Coups de pieds et revers de poing fermé

Quelques minutes plus tard, cette même jeune fille s’entraîne à dégager les bras d’une personne qui voudrait l’attraper. “Allez, empêche moi de te toucher, refuse tout contact !”, lance Pierre, l’un des deux instructeurs. 

Cours de self-défense au gymnase la Babote. © TO / Hérault Tribune
Cours de self-défense au gymnase la Babote. © TO / Hérault Tribune

Le moniteur, vif et petit de taille, laisse ensuite les femmes reprendre leur respiration. Pendant ce temps, il leur montre comment se protéger en cas de coups : les deux mains au-dessus du crâne et les avants-bras devant le visage. “Si on vous agresse, ça va faire mal et vous prendrez des coups. Mais le but est d’encaisser pour avoir le moins de dégâts possible”, explique Pierre, qui leur demande ensuite de donner des coups de pieds en ciblant les jambes et les parties génitales. Dernière technique de la séance : le coup de poing marteau. “Imaginez que vous serrez un objet dans votre main et vous frappez. C’est une technique primitive, on n’est pas là pour faire de la boxe”, explique Pierre. “Ces gestes simples peuvent vous sauver la mise.” 

Maya, deux longues nattes dans le dos, donne de gros coups de pieds dans les paos, faisant résonner un bruit sourd dans le gymnase. “Dis donc elle est énervée”, commente en riant l’une des participantes. 

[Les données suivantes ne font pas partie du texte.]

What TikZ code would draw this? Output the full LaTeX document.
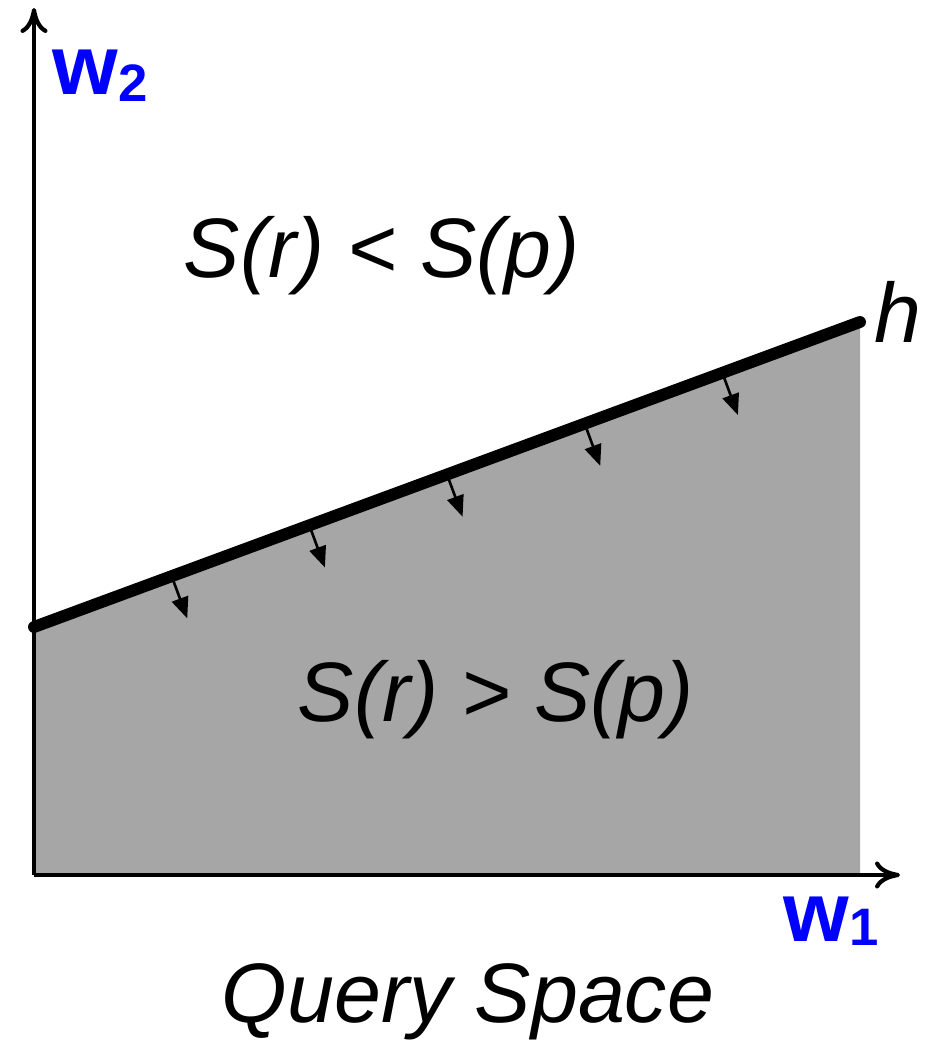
\documentclass[tikz,border=0pt]{standalone}
\usepackage{fontspec}
\setmainfont{Liberation Sans}
\usetikzlibrary{arrows.meta, calc}
\definecolor{regiongray}{HTML}{A6A6A6}
\definecolor{axisblue}{HTML}{0000FF}

\begin{document}
\begin{tikzpicture}[
	ax/.style = {-{Computer Modern Rightarrow[length=2.5mm, width=2.7mm, line width=1.2pt]}, line width=1.0pt},
	hp/.style = {line width=3.4pt, line cap=round},
	nv/.style = {-{Triangle[length=2.1mm, width=1.7mm]}, line width=0.75pt},
	lbl/.style = {font=\fontsize{24}{28}\selectfont\itshape, inner sep=0},
	wl/.style = {font=\fontsize{24}{28}\selectfont\bfseries, text=axisblue, inner sep=0}
	]
	\useasboundingbox (0, 0) rectangle (9.30, 10.42);
	
	% === === === Coordinates === === ===
	\coordinate	(O)	at	(0.34, 1.67);
	\coordinate	(X)	at	(9.00, 1.67);
	\coordinate	(Y)	at	(0.34, 10.34);
	\coordinate	(A)	at	(0.34, 4.15);
	\coordinate	(B)	at	(8.60, 7.20);
	\coordinate	(C)	at	(8.60, 1.67);
	
	
	
	% === === === Region === === ===
	\fill[regiongray] (O) -- (A) -- (B) -- (C) -- cycle;
	
	
	
	% === === === Normals === === ===
	\foreach \k in {1, ..., 5} {
		\coordinate (s\k) at ($(A)!\k/6!(B)$);
		\draw[nv] (s\k) -- ($(s\k)!0.45cm!-90:(B)$);
	}
	
	\draw[hp] (A) -- (B);
	
	
	
	% === === === Axis === === ===
	\draw[ax] (O) -- (X);
	\draw[ax] (O) -- (Y);
	
	
	
	% === === === Labels === === ===
	\node[wl, anchor=base west]	(w2)	at	(0.52, 9.47)	{w\raisebox{-0.07cm}{\fontsize{15}{15}\selectfont 2}};
	\node[wl, anchor=base west]	(w1)	at	(7.83, 1.00)	{w\raisebox{-0.04cm}{\fontsize{15}{15}\selectfont 1}};
	\node[lbl, anchor=base west]	(h)	at	(8.74, 6.99)	{h};
	\node[lbl, anchor=base]	(up)	at	(3.82, 7.64)	{S(r) < S(p)};
	\node[lbl, anchor=base]	(down)	at	(4.96, 3.20)	{S(r) > S(p)};
	\node[lbl, anchor=base]	(qs)	at	(4.68, 0.20)	{Query Space};
	
\end{tikzpicture}
\end{document}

Je n’ai pas été agressée mais j’ai eu peur une fois. Un mec se masturbait à côté de moi sur la plage. Mon corps tremblait”, témoigne Maya, 22 ans, qui s’est aussi déjà faite suivre ou agressée verbalement par un homme dans le tramway. “Je veux pouvoir agir si je vois d’autres filles se faire agresser. Parfois on n’ose pas y aller, car il ne faut pas se mettre en danger. Mais c’est important de pouvoir aider et de montrer aux femmes qu’elles ne sont pas seules”, continue la jeune femme. 

“J’ai déjà été suivie et le gars m’a fait peur” 

Si chacune répond catégoriquement “non” à la question de savoir si elles ont déjà été agressées, toutes ont tout de même une anecdote à raconter quand la discussion se poursuit. 

J’ai déjà été suivie et le gars m’a fait peur. Ça me rassure d’avoir appris quelques gestes si je me retrouve dans une situation dangereuse”, explique Laure, qui ne se sent plus en sécurité dans les rues de Montpellier. “Ce n’est pas évident de devoir frapper et de se dire qu’un jour on pourrait s’en servir… Ça donne envie d’en parler autour de soi et de relayer l’information”, renchérit Anne, 45 ans et mère de deux enfants. 

Toutes partagent l’incertitude de pouvoir mettre en pratique les exercices répétées sur le tatami. Pour lever le doute, la dernière séance est dédiée à une mise en situation. Pierre ou Daniel, équipés de protections, feront tout pour les attraper et elles n’auront qu’un seul objectif : atteindre la porte de sortie du gymnase. “À ce moment-là, on sent qu’elles se donnent le droit de nous bousculer pour sortir de cette pièce. On s’est fait soulever, on s’est fait mordre, on termine avec des bleus partout. Ce cours leur permet de comprendre qu’elles peuvent se débarrasser d’un agresseur de 90 kilos”, explique Daniel, habitué à animer ces ateliers. Maintenant, place à la pratique.